As the population is aging, physicians from all specialties are expected to see more older adults at their outpatient practices and in the acute settings. Abdominal pain remains one of the most common and potentially serious complaints that emergency physicians encounter. Vascular pathology should be considered early in the diagnostic course of all older adults who have abdominal pain because the time for intervention is critical.
Key words: abdominal pain, older adults, management of acute abdominal pain.

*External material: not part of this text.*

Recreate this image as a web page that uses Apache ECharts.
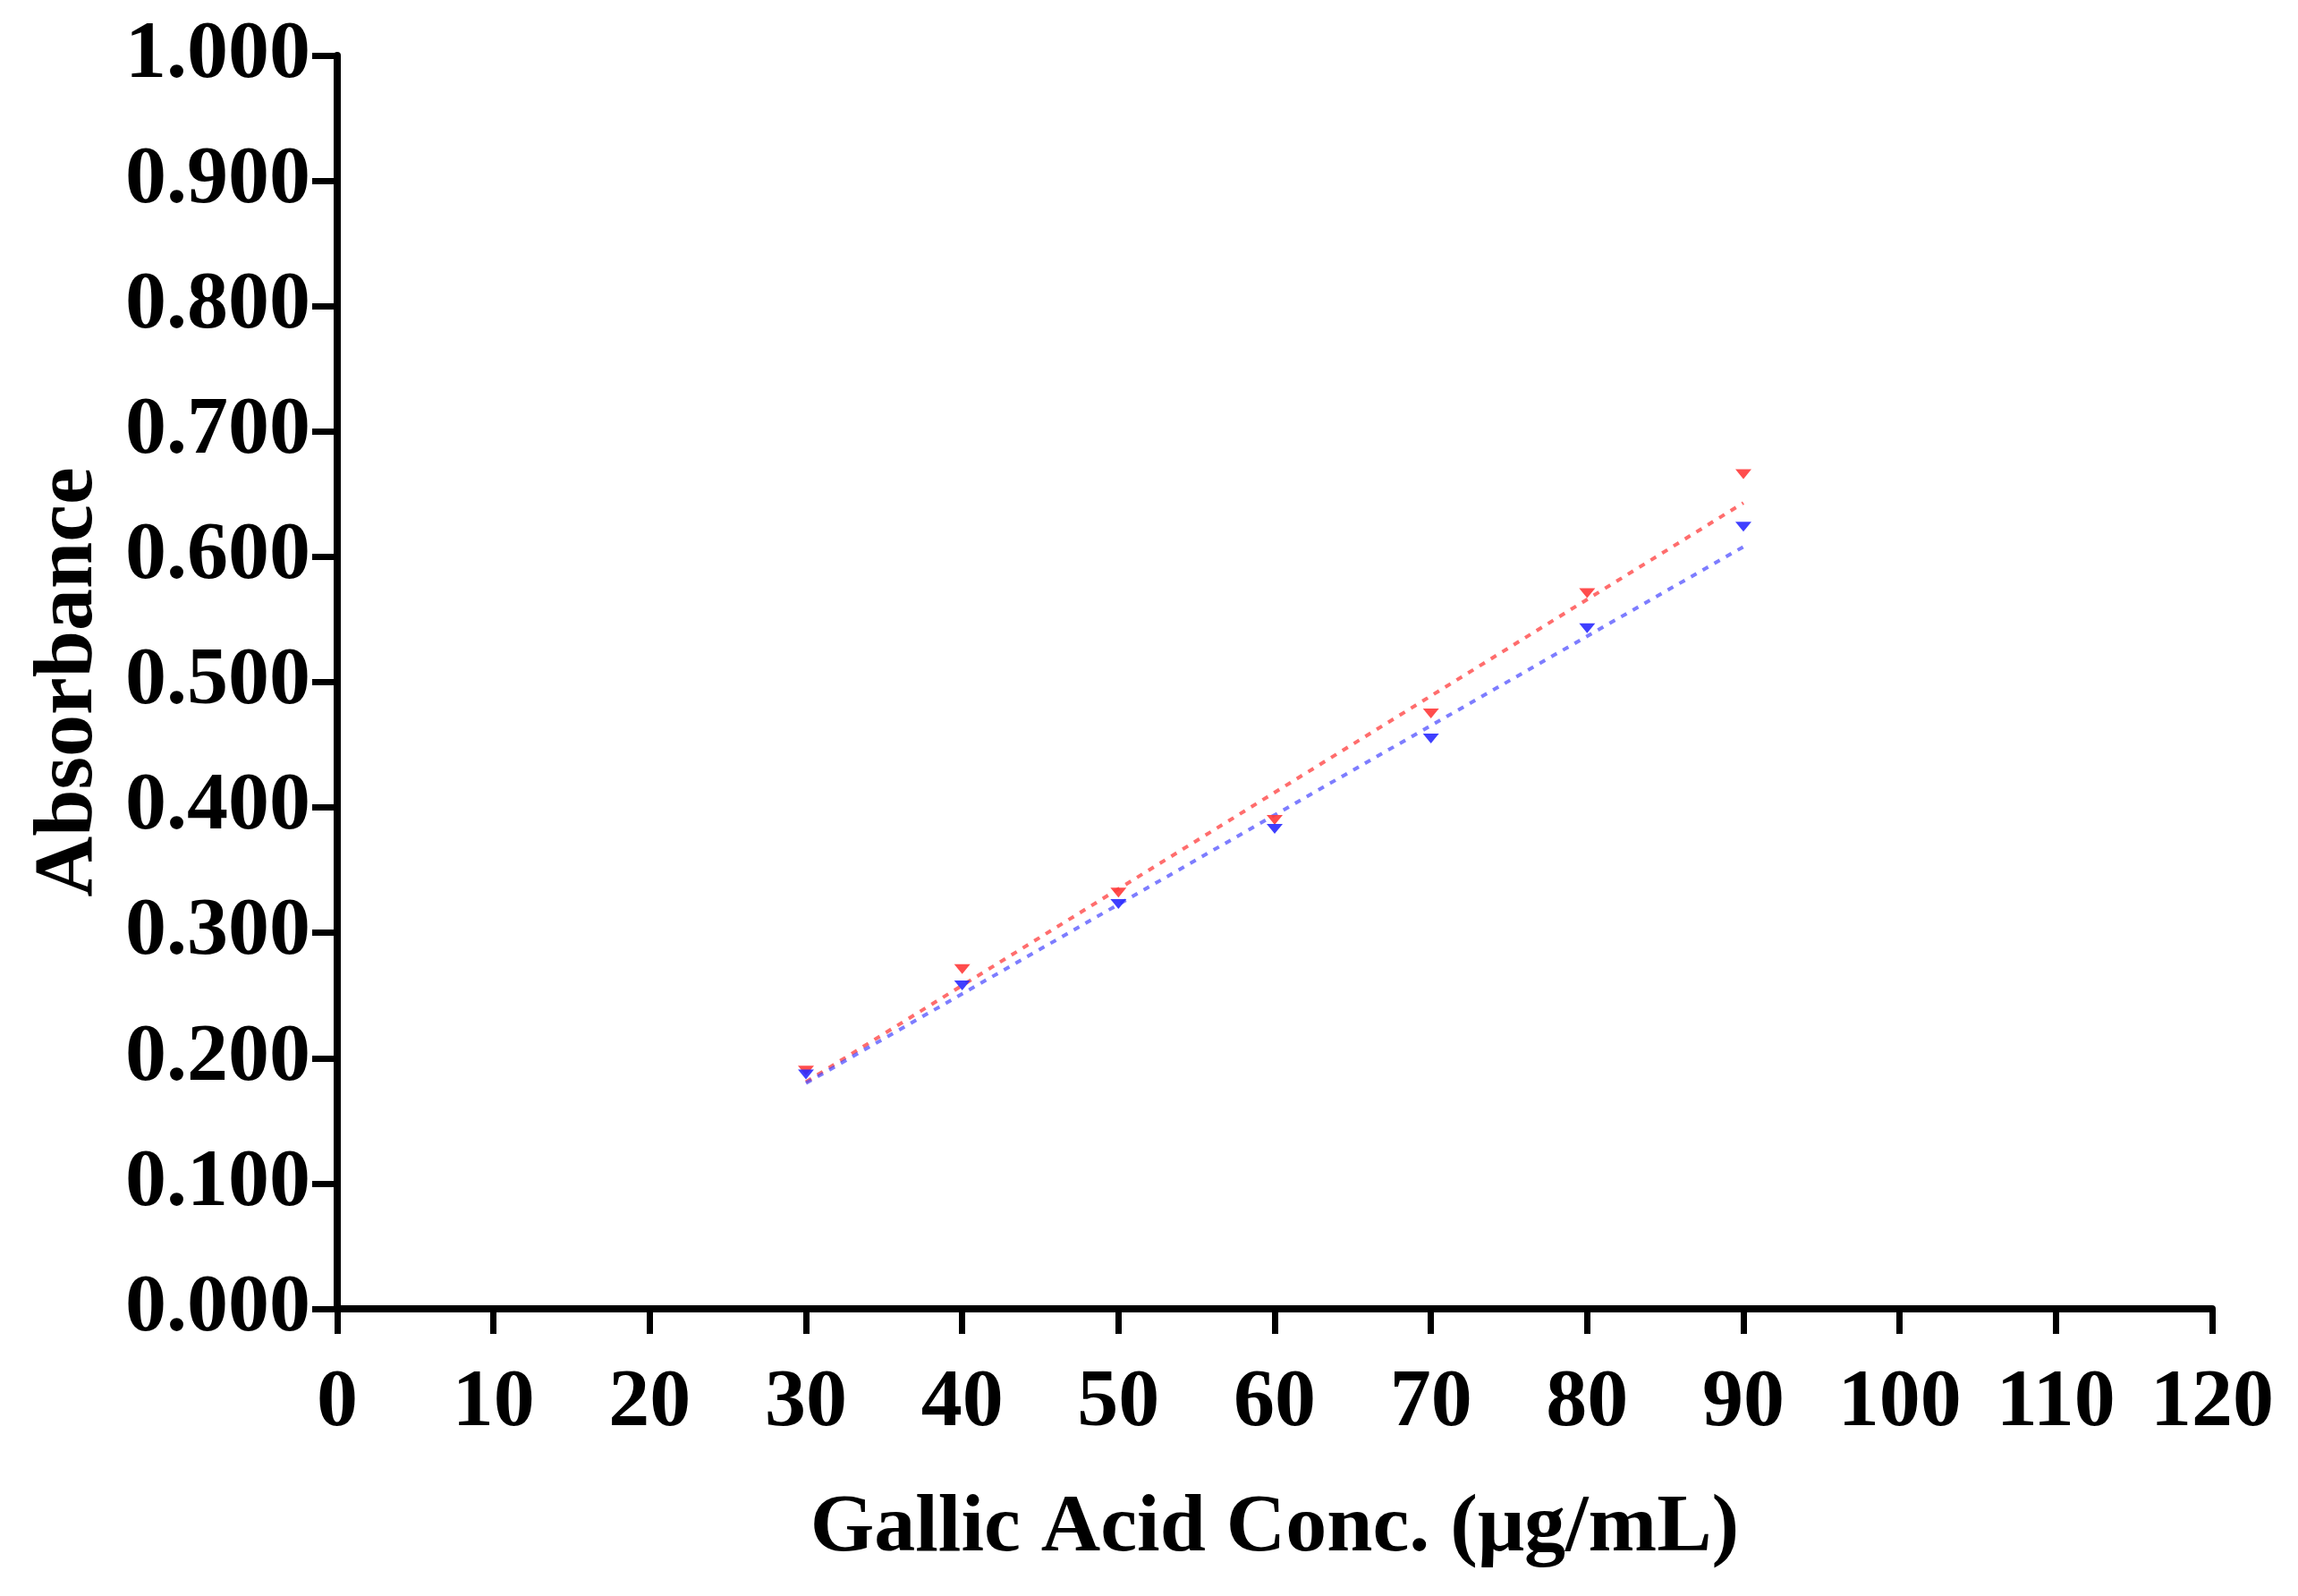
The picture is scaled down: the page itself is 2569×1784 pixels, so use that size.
<!DOCTYPE html>
<html>
<head>
<meta charset="utf-8">
<script src="https://cdn.jsdelivr.net/npm/echarts@6/dist/echarts.min.js"></script>
<style>
  html, body { margin: 0; padding: 0; background: #fff; }
  #chart { width: 2569px; height: 1784px; }
</style>
</head>
<body>
<div id="chart"></div>
<script>
// values
const concentrations = [30, 40, 50, 60, 70, 80, 90]
const absorbanceRed = [0.190, 0.271, 0.332, 0.390, 0.475, 0.571, 0.666]
const absorbanceBlue = [0.187, 0.258, 0.323, 0.383, 0.455, 0.543, 0.624]
// trend line end points (x, y) as drawn
const fitRed = [[30, 0.181], [90, 0.643]]
const fitBlue = [[30, 0.180], [90, 0.608]]

const xTitle = 'Gallic Acid Conc. (μg/mL)'
const yTitle = 'Absorbance'

const font = '"Liberation Serif", "DejaVu Serif", serif'

const pairs = (xs, ys) => xs.map((x, i) => [x, ys[i]])

const option = {
  backgroundColor: '#fff',
  animation: false,
  grid: { left: 377, top: 62, right: 96, bottom: 321, containLabel: false, outerBoundsMode: 'none' },
  xAxis: {
    type: 'value',
    min: 0,
    max: 120,
    interval: 10,
    name: xTitle,
    nameLocation: 'middle',
    nameGap: 200,
    nameTextStyle: { fontFamily: font, fontWeight: 'bold', fontSize: 92, color: '#000' },
    axisLine: { show: true, onZero: false, lineStyle: { color: '#000', width: 8 } },
    axisTick: { show: true, inside: false, length: 28, lineStyle: { color: '#000', width: 7 } },
    axisLabel: { margin: 60, fontFamily: font, fontWeight: 'bold', fontSize: 92, color: '#000' },
    splitLine: { show: false }
  },
  yAxis: {
    type: 'value',
    min: 0,
    max: 1,
    interval: 0.1,
    name: yTitle,
    nameLocation: 'middle',
    nameGap: 252,
    nameTextStyle: { fontFamily: font, fontWeight: 'bold', fontSize: 94, color: '#000' },
    axisLine: { show: true, onZero: false, lineStyle: { color: '#000', width: 8 } },
    axisTick: { show: true, inside: false, length: 28, lineStyle: { color: '#000', width: 7 } },
    axisLabel: {
      margin: 30,
      fontFamily: font,
      fontWeight: 'bold',
      fontSize: 92,
      color: '#000',
      formatter: v => v.toFixed(3)
    },
    splitLine: { show: false }
  },
  series: [
    {
      name: 'fit red',
      type: 'line',
      data: fitRed,
      symbol: 'none',
      lineStyle: { color: 'rgba(255,60,60,0.75)', width: 4, type: [7, 8] },
      z: 2
    },
    {
      name: 'fit blue',
      type: 'line',
      data: fitBlue,
      symbol: 'none',
      lineStyle: { color: 'rgba(70,70,255,0.7)', width: 4, type: [7, 8] },
      z: 2
    },
    {
      name: 'red',
      type: 'scatter',
      data: pairs(concentrations, absorbanceRed),
      symbol: 'triangle',
      symbolRotate: 180,
      symbolSize: [18, 11],
      itemStyle: { color: '#ff3a3a', opacity: 0.9 },
      z: 3
    },
    {
      name: 'blue',
      type: 'scatter',
      data: pairs(concentrations, absorbanceBlue),
      symbol: 'triangle',
      symbolRotate: 180,
      symbolSize: [18, 11],
      itemStyle: { color: '#2a2aff', opacity: 0.9 },
      z: 3
    }
  ]
}

const chart = echarts.init(document.getElementById('chart'))
chart.setOption(option)
</script>
</body>
</html>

Dr. Richard Lee, MD, CCFP(EM), FRCPC
Undergraduate Program Director
University of Alberta
Approximately 13% of our population is comprised of persons who are aged 65 years or older. This age group represents the fastest growing segment of our population and it is expected that by the year 2030, it will amount to 20% of the total population. On average, the older person tends to visit the emergency department (ED) more frequently, stays longer, is more likely to be admitted, and also consumes more health care resources than does the younger person. Up to 10% of these elderly patients will present with their chief complaint being abdominal pain. Results from one survey found that 78% of emergency physicians believe that abdominal pain is more difficult to manage in the elderly when compared to a younger age group, and 86% found it more time consuming to treat elderly patients.1
Fifty to sixty-three percent of elderly patients required admission--versus 10% in the younger age group--and 22.1-42% required surgery--versus 16% in the younger group.1-3 The ability of the physician to correctly diagnose abdominal pain decreases dramatically as the age of the patient increases. Concurrently, there is a subsequent rise in the morbidity and mortality in this age group.